O empresário Wagner Canhedo Filho, dono da extinta empresa aérea Vasp, foi preso. Em princípio, ele seria levado à Superintendência da PF apenas para prestar depoimento, por meio de condução coercitiva. Mas acabou detido por posse ilegal de arma. Na casa dele, agentes encontraram duas armas com registro vencido e uma sem registro. O empresário pagou R$ 38 mil de fiança e foi liberado por volta das 13h, após ser interrogado. Os policiais cumpriram 18 mandados de busca e apreensão e 11 mandados de condução coercitiva durante a Operação Patriota — uma referência ao Hotel Nacional.


Por decisão da Justiça, a administração das empresas ficará a cargo de um auditor fiscal indicado pela Receita Federal. Com o afastamento dos diretores, a PF pretende garantir o funcionamento das empresas e os empregos dos funcionários, além de assegurar o levantamento dos valores devidos ao fisco. Chefe da Delegacia de Combate a Crimes Financeiros da PF, o delegado João Thiago Oliveira Pinho contou que o grupo usava empresas de fachada em nome de laranjas para desviar o dinheiro que deveria ser recolhido para pagamento de impostos. “Essas empresas transferiam grande parte do patrimônio para empresas laranjas em nomes de familiares e ex-funcionários e faziam operações de empréstimos que eram de gaveta”, afirmou.

Defesa
O advogado de Wagner Canhedo Filho, Ticiano Figueiredo, explicou que a defesa ainda não teve acesso ao processo e, por enquanto, a decisão ainda não está clara. “Primeiro, precisamos entender o alcance desse afastamento. É muito complicado afastar gestores de um grupo empresarial e colocar interventores, como se o Brasil fosse um país comunista”, criticou. “Temos que entender se o auditor que ficará responsável pelo grupo vai apenas fiscalizar ou se ele vai gerir as empresas. Se for assumir o comando, é quase uma desapropriação”, acrescentou Ticiano. A defesa de Canhedo entrará com embargos para esclarecer a decisão e depois vai recorrer.

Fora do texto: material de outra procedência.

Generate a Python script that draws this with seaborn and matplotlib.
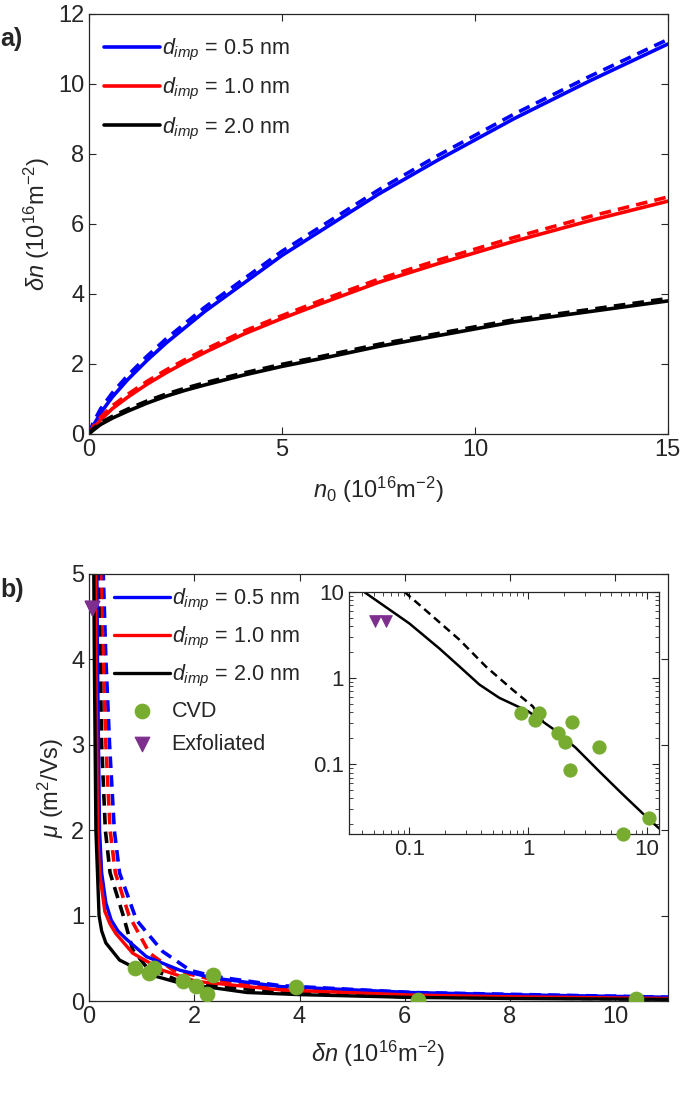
import numpy as np
import pandas as pd
import seaborn as sns
import matplotlib.pyplot as plt

sns.set_style("ticks")
plt.rcParams['font.family'] = ['Liberation Sans', 'DejaVu Sans']
plt.rcParams['mathtext.fontset'] = 'custom'
plt.rcParams['mathtext.rm'] = 'Liberation Sans'
plt.rcParams['mathtext.it'] = 'Liberation Sans:italic'
plt.rcParams['mathtext.bf'] = 'Liberation Sans:bold'

# ---- panel a: delta n vs n0 ----
n0 = [0, 0.1, 0.3, 0.6, 1, 1.5, 2, 2.5, 3, 4, 5, 6, 7.5, 9, 11, 13, 15]
dn_05 = [0, 0.22, 0.60, 1.05, 1.55, 2.10, 2.60, 3.05, 3.50, 4.30, 5.10, 5.80, 6.85, 7.80, 9.00, 10.10, 11.14]
dn_10 = [0, 0.15, 0.40, 0.72, 1.05, 1.42, 1.75, 2.05, 2.33, 2.85, 3.30, 3.72, 4.33, 4.85, 5.50, 6.10, 6.65]
dn_20 = [0, 0.10, 0.27, 0.45, 0.65, 0.88, 1.08, 1.25, 1.40, 1.68, 1.93, 2.15, 2.50, 2.80, 3.20, 3.50, 3.80]
dn_05_dash = [0, 0.30, 0.72, 1.17, 1.67, 2.22, 2.72, 3.17, 3.62, 4.42, 5.22, 5.92, 6.97, 7.93, 9.13, 10.23, 11.27]
dn_10_dash = [0, 0.20, 0.48, 0.80, 1.13, 1.50, 1.83, 2.13, 2.41, 2.93, 3.38, 3.81, 4.42, 4.95, 5.61, 6.22, 6.77]
dn_20_dash = [0, 0.14, 0.32, 0.50, 0.71, 0.94, 1.14, 1.31, 1.46, 1.74, 1.99, 2.21, 2.56, 2.86, 3.26, 3.56, 3.87]

# ---- panel b: mobility vs delta n ----
b05_x = [0.14, 0.15, 0.16, 0.18, 0.20, 0.24, 0.32, 0.42, 0.55, 0.70, 1.09, 1.73, 2.36, 3.64, 6.13, 8, 11]
b05_y = [5.5, 5, 4, 3, 2, 1.5, 1.15, 0.95, 0.82, 0.73, 0.52, 0.36, 0.27, 0.17, 0.10, 0.075, 0.045]
b10_x = [0.11, 0.12, 0.13, 0.147, 0.16, 0.20, 0.30, 0.40, 0.51, 0.83, 1.40, 2.04, 3.64, 6.13, 8, 11]
b10_y = [5.5, 5, 4, 3, 2, 1.5, 1.05, 0.90, 0.79, 0.56, 0.36, 0.23, 0.13, 0.07, 0.05, 0.03]
b20_x = [0.08, 0.09, 0.10, 0.115, 0.13, 0.16, 0.19, 0.24, 0.32, 0.58, 1.09, 1.73, 3.0, 4.0, 6.1, 8, 11]
b20_y = [5.5, 5, 4, 3, 2, 1.5, 1.0, 0.82, 0.68, 0.48, 0.32, 0.21, 0.10, 0.075, 0.043, 0.03, 0.02]
b05d_x = [0.25, 0.27, 0.32, 0.39, 0.48, 0.58, 0.90, 1.10, 1.40, 1.92, 2.36, 3.64, 6.13, 11]
b05d_y = [5.5, 5, 4, 3, 2, 1.5, 0.95, 0.80, 0.58, 0.36, 0.29, 0.18, 0.10, 0.045]
b10d_x = [0.20, 0.22, 0.27, 0.32, 0.40, 0.50, 0.76, 1.15, 1.60, 2.36, 3.64, 6.13, 11]
b10d_y = [5.5, 5, 4, 3, 2, 1.5, 1.0, 0.56, 0.36, 0.25, 0.15, 0.08, 0.03]
b20d_x = [0.15, 0.17, 0.21, 0.24, 0.31, 0.40, 0.65, 0.83, 1.09, 1.73, 3.64, 6.13, 11]
b20d_y = [5.5, 5, 4, 3, 2, 1.5, 1.0, 0.60, 0.40, 0.23, 0.095, 0.048, 0.022]

cvd_x = [0.87, 1.14, 1.23, 1.78, 2.03, 2.25, 2.35, 3.93, 6.25, 10.4]
cvd_y = [0.39, 0.33, 0.39, 0.23, 0.18, 0.085, 0.31, 0.16, 0.0155, 0.024]
exf_x = [0.051, 0.064]
exf_y = [4.6, 4.6]

# inset (log-log)
ins_x = [0.042, 0.1, 0.179, 0.264, 0.388, 0.57, 1.0, 1.6, 2.51, 3.94, 6.2, 10, 12.6]
ins_y = [9.9, 4.3, 2.2, 1.36, 0.84, 0.59, 0.41, 0.26, 0.155, 0.083, 0.045, 0.024, 0.018]
insd_x = [0.091, 0.157, 0.264, 0.44, 0.74, 1.09, 1.36]
insd_y = [10, 5.2, 2.78, 1.36, 0.73, 0.47, 0.30]

labels = [r'$d_{imp}$ = 0.5 nm', r'$d_{imp}$ = 1.0 nm', r'$d_{imp}$ = 2.0 nm']
colors = ['#0000ff', '#ff0000', '#000000']
green = '#77ac30'
purple = '#7e2f8e'
dash = (0, (3.2, 2.0))

fig = plt.figure(figsize=(6.85, 10.95), dpi=100)
ax1 = fig.add_axes([0.130, 0.6037, 0.845, 0.3836])
ax2 = fig.add_axes([0.130, 0.0858, 0.845, 0.390])
ax3 = fig.add_axes([0.5095, 0.2384, 0.4526, 0.221])

# panel a
for ys, c, lab in zip([dn_05, dn_10, dn_20], colors, labels):
    sns.lineplot(x=n0, y=ys, color=c, lw=2.6, label=lab, ax=ax1)
for ys, c in zip([dn_05_dash, dn_10_dash, dn_20_dash], colors):
    sns.lineplot(x=n0, y=ys, color=c, lw=2.6, linestyle=dash, ax=ax1)
ax1.set_xlim(0, 15)
ax1.set_ylim(0, 12)
ax1.set_xticks([0, 5, 10, 15])
ax1.set_yticks([0, 2, 4, 6, 8, 10, 12])
ax1.set_xlabel(r'$n_{\mathit{0}}$ (10$^{16}$m$^{-2}$)', fontsize=17, labelpad=10)
ax1.set_ylabel(r'$\delta n$ (10$^{16}$m$^{-2}$)', fontsize=17)
h, l = ax1.get_legend_handles_labels()
ax1.legend(h[:3], l[:3], loc='upper left', frameon=False, fontsize=15.5,
           handlelength=2.6, handletextpad=0.1, labelspacing=0.6,
           borderaxespad=0.3, bbox_to_anchor=(0.0, 0.98))

# panel b
for xs, ys, c in zip([b05d_x, b10d_x, b20d_x], [b05d_y, b10d_y, b20d_y], colors):
    sns.lineplot(x=xs, y=ys, color=c, lw=2.6, linestyle=dash, sort=False, ax=ax2)
for xs, ys, c, lab in zip([b05_x, b10_x, b20_x], [b05_y, b10_y, b20_y], colors, labels):
    sns.lineplot(x=xs, y=ys, color=c, lw=2.4, sort=False, label=lab, ax=ax2)
sns.scatterplot(x=cvd_x, y=cvd_y, color=green, s=110, marker='o', edgecolor=green,
                label='CVD', zorder=5, ax=ax2)
sns.scatterplot(x=exf_x, y=exf_y, color=purple, s=110, marker='v', edgecolor=purple,
                label='Exfoliated', zorder=5, ax=ax2, clip_on=False)
ax2.set_xlim(0, 11)
ax2.set_ylim(0, 5)
ax2.set_xticks([0, 2, 4, 6, 8, 10])
ax2.set_yticks([0, 1, 2, 3, 4, 5])
ax2.set_xlabel(r'$\delta n$ (10$^{16}$m$^{-2}$)', fontsize=17, labelpad=8)
ax2.set_ylabel(r'$\mu$ (m$^2$/Vs)', fontsize=17)
ax2.legend(loc='upper left', frameon=False, fontsize=15.5, handlelength=2.6,
           handletextpad=0.1, labelspacing=0.55, borderaxespad=0.2,
           bbox_to_anchor=(0.02, 1.0))

# inset
sns.lineplot(x=ins_x, y=ins_y, color='black', lw=1.8, ax=ax3)
sns.lineplot(x=insd_x, y=insd_y, color='black', lw=1.8, linestyle=dash, ax=ax3)
sns.scatterplot(x=cvd_x, y=cvd_y, color=green, s=90, marker='o', edgecolor=green,
                zorder=5, ax=ax3, clip_on=False)
sns.scatterplot(x=exf_x, y=exf_y, color=purple, s=70, marker='v', edgecolor=purple,
                zorder=5, ax=ax3)
ax3.set_xscale('log')
ax3.set_yscale('log')
ax3.set_xlim(0.031, 12.6)
ax3.set_ylim(0.0155, 10)
ax3.set_xticks([0.1, 1, 10], labels=['0.1', '1', '10'])
ax3.set_yticks([0.1, 1, 10], labels=['0.1', '1', '10'])
ax3.set_xlabel('')
ax3.set_ylabel('')

for ax in (ax1, ax2, ax3):
    ax.tick_params(direction='in', top=True, right=True, labelsize=17,
                   length=5, width=0.8, colors='#262626')
    for s in ax.spines.values():
        s.set_color('#262626')
        s.set_linewidth(0.9)
ax3.tick_params(which='minor', direction='in', top=True, right=True, length=3)
ax3.tick_params(labelsize=16)

fig.text(0.0, 0.958, 'a)', fontsize=18, fontweight='bold')
fig.text(0.0, 0.455, 'b)', fontsize=18, fontweight='bold')

fig.savefig('out.png', dpi=100)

Os Canhedos vinham sendo investigados há um ano. “Mas ele (o grupo) vem fugindo da execução fiscal e cometendo diversas fraudes há décadas”, ressaltou o delegado João Thiago Oliveira Pinho. “Uma dívida de R$ 875 milhões é de difícil recuperação, mas medidas como essa vão ajudar a resgatar esse dinheiro, que é público, fruto de impostos não pagos”, ponderou. Ele observou que a substituição da gestão dos empreendimentos “é um caso relativamente inédito de forma que o gestor atual será substituído por um auditor da Justiça”. Ao menos dois carros foram apreendidos durante a operação.

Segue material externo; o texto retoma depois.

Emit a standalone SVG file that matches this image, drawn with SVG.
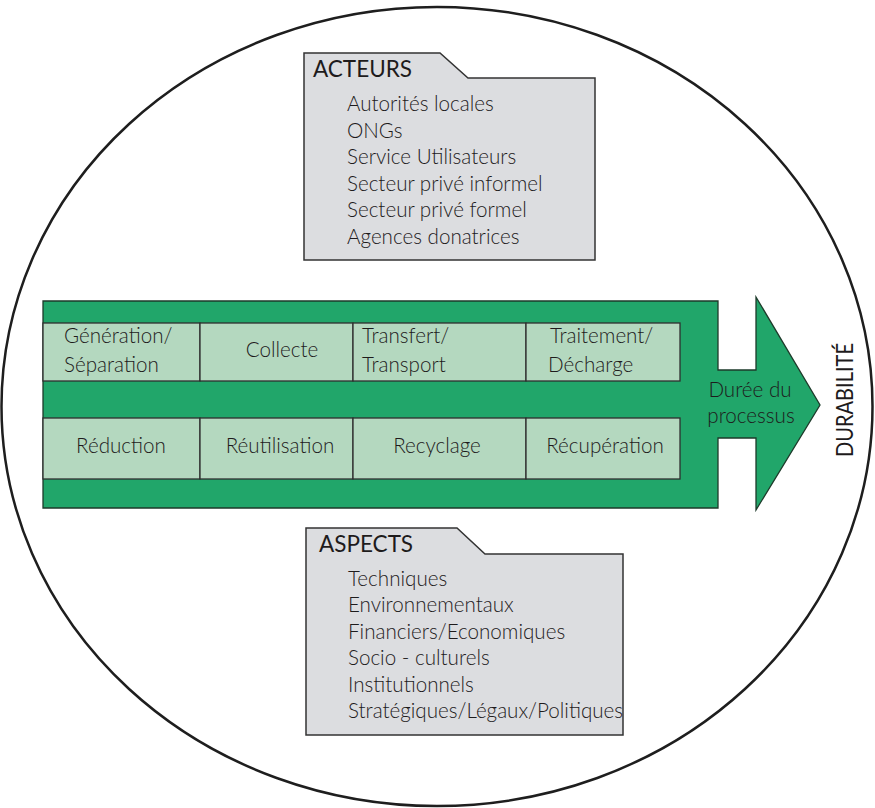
<svg xmlns="http://www.w3.org/2000/svg" width="875" height="808" viewBox="0 0 875 808">
<style>
text{font-family:Lato,"Liberation Sans",sans-serif;fill:#1e1b1c;font-size:20.6px;font-weight:300}
.folder{fill:#dcdde0;stroke:#333;stroke-width:1.5}
.box{fill:#b4d8bf;stroke:#2e2e2e;stroke-width:1.3}
.head{font-size:22.5px;font-weight:400}
.vert{font-size:23px;font-weight:400}
.c{text-anchor:middle}
</style>
<rect width="875" height="808" fill="#fff"/>
<g id="boundary">
<ellipse cx="437" cy="406.5" rx="435.5" ry="399.5" fill="none" stroke="#1e1e1e" stroke-width="2.5"/>
</g>
<g id="acteurs">
<path class="folder" d="M304,53 L440,53 L468,78 L595,78 L595,260 L304,260 Z"/>
<text class="head" x="313" y="77">ACTEURS</text>
<text x="347" y="111">Autorités locales</text>
<text x="347" y="137.5">ONGs</text>
<text x="347" y="164">Service Utilisateurs</text>
<text x="347" y="190.5">Secteur privé informel</text>
<text x="347" y="217">Secteur privé formel</text>
<text x="347" y="243.5">Agences donatrices</text>
</g>
<g id="process">
<path d="M43,301 L718,301 L718,370 L756,370 L756,297 L820,405 L756,510 L756,438 L718,438 L718,508 L43,508 Z" fill="#21a66a" stroke="#1d3a2a" stroke-width="1.3"/>
<text class="c" x="750" y="397">Durée du</text>
<text class="c" x="751" y="423">processus</text>
</g>
<g id="generation"><rect class="box" x="43" y="323" width="157" height="58"/><text x="64" y="343">Génération/</text><text x="64" y="372">Séparation</text></g>
<g id="collecte"><rect class="box" x="200" y="323" width="153" height="58"/><text class="c" x="282" y="357">Collecte</text></g>
<g id="transfert"><rect class="box" x="353" y="323" width="173" height="58"/><text x="362" y="343">Transfert/</text><text x="362" y="372">Transport</text></g>
<g id="traitement"><rect class="box" x="526" y="323" width="154" height="58"/><text x="550" y="343">Traitement/</text><text x="548" y="372">Décharge</text></g>
<g id="reduction"><rect class="box" x="43" y="418" width="157" height="61"/><text class="c" x="121" y="453">Réduction</text></g>
<g id="reutilisation"><rect class="box" x="200" y="418" width="153" height="61"/><text class="c" x="280" y="453">Réutilisation</text></g>
<g id="recyclage"><rect class="box" x="353" y="418" width="173" height="61"/><text class="c" x="437" y="453">Recyclage</text></g>
<g id="recuperation"><rect class="box" x="526" y="418" width="154" height="61"/><text class="c" x="605" y="453">Récupération</text></g>
<g id="durabilite">
<text class="vert" transform="translate(853,457) rotate(-90)" textLength="114" lengthAdjust="spacingAndGlyphs">DURABILITÉ</text>
</g>
<g id="aspects">
<path class="folder" d="M306,528 L457,528 L485,554 L623,554 L623,735 L306,735 Z"/>
<text class="head" x="319" y="552">ASPECTS</text>
<text x="348" y="585.5">Techniques</text>
<text x="348" y="612">Environnementaux</text>
<text x="348" y="638.5">Financiers/Economiques</text>
<text x="348" y="665">Socio - culturels</text>
<text x="348" y="691.5">Institutionnels</text>
<text x="348" y="718">Stratégiques/Légaux/Politiques</text>
</g>
<g id="connectors"></g>
</svg>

A operação contou com a parceria da Procuradoria da Fazenda Nacional. O procurador Pablo Pedrosa disse acreditar que será difícil a recuperação do dinheiro supostamente desviado. “Somente a partir de 2014 a gente identificou esse processo de operação e obtivemos decisões judiciais favoráveis no âmbito da execução fiscal que acabaram resultando nessa parceria”, contou.

Esquema
O Ministério Público Federal chegou a pedir a prisão preventiva de Wagner Canhedo Filho e de Wagner Canhedo Neto. Mas a Justiça entendeu que o afastamento da gestão das empresas era suficiente para pôr fim ao esquema criminoso. “No momento, a medida (afastamento) mostra-se suficiente para impedir a continuidade dos supostos ilícitos, obstando a ocultação de receitas e evasão de divisas que frustrem a garantia dos credores”, diz trecho da decisão.

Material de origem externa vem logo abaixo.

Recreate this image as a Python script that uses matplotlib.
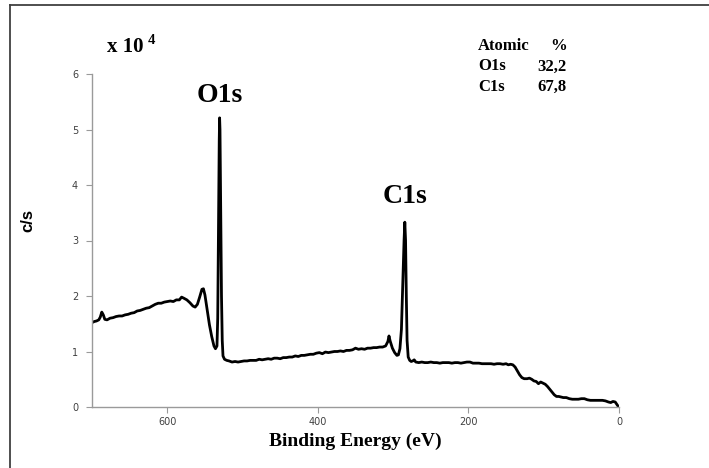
import numpy as np
import matplotlib
matplotlib.use("Agg")
import matplotlib.pyplot as plt
from matplotlib.lines import Line2D

# XPS survey spectrum, counts in units of 1e4 c/s
energy = [700, 697, 694, 691, 689, 687, 685, 683, 680, 676, 672, 668, 664, 660, 656, 652,
          648, 644, 640, 636, 632, 628, 624, 620, 616, 612, 608, 604, 600, 596, 592, 588,
          584, 581, 578, 574, 570, 566, 563, 560, 557, 554, 552, 550, 547, 544, 541, 538,
          536, 534, 533, 532, 531, 530.5, 530, 529, 528, 527, 526, 524, 521, 518, 514, 510,
          506, 502, 498, 494, 490, 486, 482, 478, 474, 470, 466, 462, 458, 454, 450, 446,
          442, 438, 434, 430, 426, 422, 418, 414, 410, 406, 402, 398, 394, 390, 386, 382,
          378, 374, 370, 366, 362, 358, 354, 350, 346, 342, 338, 334, 330, 326, 322, 318,
          314, 310, 307, 305.5, 304, 301, 298, 295, 293, 291, 289, 287, 285.5, 284.5, 283.5,
          282.5, 281.5, 280, 278, 276, 274, 272, 270, 266, 262, 258, 254, 250, 246, 242, 238,
          234, 230, 226, 222, 218, 214, 210, 206, 202, 198, 194, 190, 186, 182, 178, 174,
          170, 166, 162, 158, 154, 150, 147, 144, 141, 138, 135, 132, 129, 126, 122, 119,
          116, 113, 110, 107, 104, 101, 98, 95, 92, 89, 86, 83, 80, 77, 74, 70, 66, 62, 58,
          54, 50, 46, 42, 38, 34, 30, 26, 22, 18, 14, 11, 8, 5, 3, 1]
counts = [1.52, 1.54, 1.55, 1.57, 1.62, 1.71, 1.66, 1.58, 1.57, 1.60, 1.61, 1.63, 1.64, 1.64, 1.66, 1.67,
          1.69, 1.70, 1.73, 1.74, 1.76, 1.78, 1.79, 1.82, 1.85, 1.87, 1.87, 1.89, 1.90, 1.91, 1.90, 1.93,
          1.93, 1.98, 1.96, 1.93, 1.88, 1.82, 1.80, 1.85, 1.98, 2.12, 2.13, 2.02, 1.75, 1.48, 1.27, 1.10,
          1.05, 1.10, 1.6, 3.2, 4.8, 5.21, 5.0, 3.6, 2.0, 1.2, 0.92, 0.86, 0.84, 0.83, 0.81, 0.82,
          0.81, 0.82, 0.83, 0.83, 0.84, 0.84, 0.84, 0.86, 0.85, 0.86, 0.87, 0.86, 0.88, 0.88, 0.87, 0.89,
          0.89, 0.90, 0.90, 0.92, 0.91, 0.93, 0.93, 0.94, 0.95, 0.95, 0.97, 0.98, 0.96, 0.99, 0.98, 0.99,
          1.00, 1.00, 1.01, 1.00, 1.02, 1.02, 1.03, 1.06, 1.04, 1.05, 1.04, 1.06, 1.06, 1.07, 1.07, 1.08,
          1.08, 1.10, 1.18, 1.28, 1.19, 1.06, 0.98, 0.93, 0.94, 1.05, 1.4, 2.3, 3.0, 3.33, 3.0,
          2.0, 1.2, 0.90, 0.84, 0.82, 0.83, 0.85, 0.81, 0.80, 0.81, 0.80, 0.80, 0.81, 0.80, 0.80, 0.79,
          0.80, 0.80, 0.80, 0.79, 0.80, 0.80, 0.79, 0.80, 0.81, 0.81, 0.79, 0.79, 0.79, 0.78, 0.78, 0.78,
          0.78, 0.77, 0.78, 0.78, 0.77, 0.78, 0.76, 0.77, 0.76, 0.72, 0.65, 0.58, 0.53, 0.51, 0.51, 0.52,
          0.50, 0.47, 0.46, 0.42, 0.45, 0.43, 0.41, 0.37, 0.32, 0.27, 0.22, 0.19, 0.19, 0.18, 0.17, 0.17, 0.15, 0.14, 0.14,
          0.14, 0.15, 0.15, 0.13, 0.12, 0.12, 0.12, 0.12, 0.12, 0.11, 0.09, 0.08, 0.10, 0.09, 0.05, 0.01]

x_ticks = [600, 400, 200, 0]
y_ticks = [0, 1, 2, 3, 4, 5, 6]
peak_labels = ["O1s", "C1s"]
peak_pos = [(530, 5.62), (284, 3.80)]
table_rows = [("Atomic", "%"), ("O1s", "32,2"), ("C1s", "67,8")]

W, H = 709, 468
fig = plt.figure(figsize=(W / 100, H / 100), dpi=100)
ax = fig.add_axes([92 / W, 1 - 407 / H, (619 - 92) / W, (407 - 74) / H])

ax.plot(energy, counts, color="black", lw=2.0, solid_joinstyle="round")
ax.set_xlim(700, 0)
ax.set_ylim(0, 6)
ax.set_xticks(x_ticks)
ax.set_yticks(y_ticks)
for s in ["top", "right"]:
    ax.spines[s].set_visible(False)
for s in ["left", "bottom"]:
    ax.spines[s].set_color("#9a9a9a")
    ax.spines[s].set_linewidth(1.0)
ax.tick_params(axis="both", length=4, width=0.8, color="#9a9a9a", labelsize=7,
               labelcolor="#404040")
ax.tick_params(axis="y", pad=6)
ax.tick_params(axis="x", pad=3)

serif = "Liberation Serif"
ax.set_xlabel("Binding Energy (eV)", family=serif, weight="bold", fontsize=14, labelpad=4)
fig.text(28 / W, 1 - 221 / H, "c/s", family="Liberation Sans", weight="bold", fontsize=12,
         rotation=90, ha="center", va="center")

for lab, (xe, yv) in zip(peak_labels, peak_pos):
    ax.text(xe, yv, lab, family=serif, weight="bold", fontsize=20, ha="center", va="center")

fig.text(107 / W, 1 - 52 / H, "x 10", family=serif, weight="bold", fontsize=15, ha="left", va="baseline")
fig.text(148 / W, 1 - 44 / H, "4", family=serif, weight="bold", fontsize=10.5, ha="left", va="baseline")

for i, (a, b) in enumerate(table_rows):
    yy = 1 - (50 + 20.5 * i) / H
    fig.text(478 / W, yy, a, family=serif, weight="bold", fontsize=12, ha="left", va="baseline")
    fig.text(567 / W, yy, b, family=serif, weight="bold", fontsize=12, ha="right", va="baseline")

# outer frame (left and top edge)
fig.add_artist(Line2D([10 / W, 10 / W], [0, 1 - 5 / H], transform=fig.transFigure, color="#404040", lw=1.3))
fig.add_artist(Line2D([10 / W, 1], [1 - 5 / H, 1 - 5 / H], transform=fig.transFigure, color="#404040", lw=1.3))

fig.savefig("out.png", dpi=100)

Por conta da posse da arma sem registro, a 6ª Vara Criminal de Brasília abriu inquérito criminal contra Wagner Canhedo Filho ontem à tarde. Ele foi indiciado por infringir o artigo 12 do Estatuto do Desarmamento. Esse dispositivo legal prevê pena de um a três anos de prisão para quem “possuir sob a guarda arma de fogo, acessório ou munição, de uso permitido, em desacordo com determinação legal, no interior de sua residência”.


Wagner Canhedo Filho é alvo de 49 processos que tramitam na Vara de Execução do Tribunal de Justiça do DF, todas envolvendo a Viação Planalto (Viplan). A maioria está relacionada a dívidas tributárias, principalmente de ICMS. Além disso, correm na Justiça Federal do DF 43 processos de execução fiscal contra o empresário, boa parte deles por conta de débitos de INSS e de FGTS de empresas de Canhedo.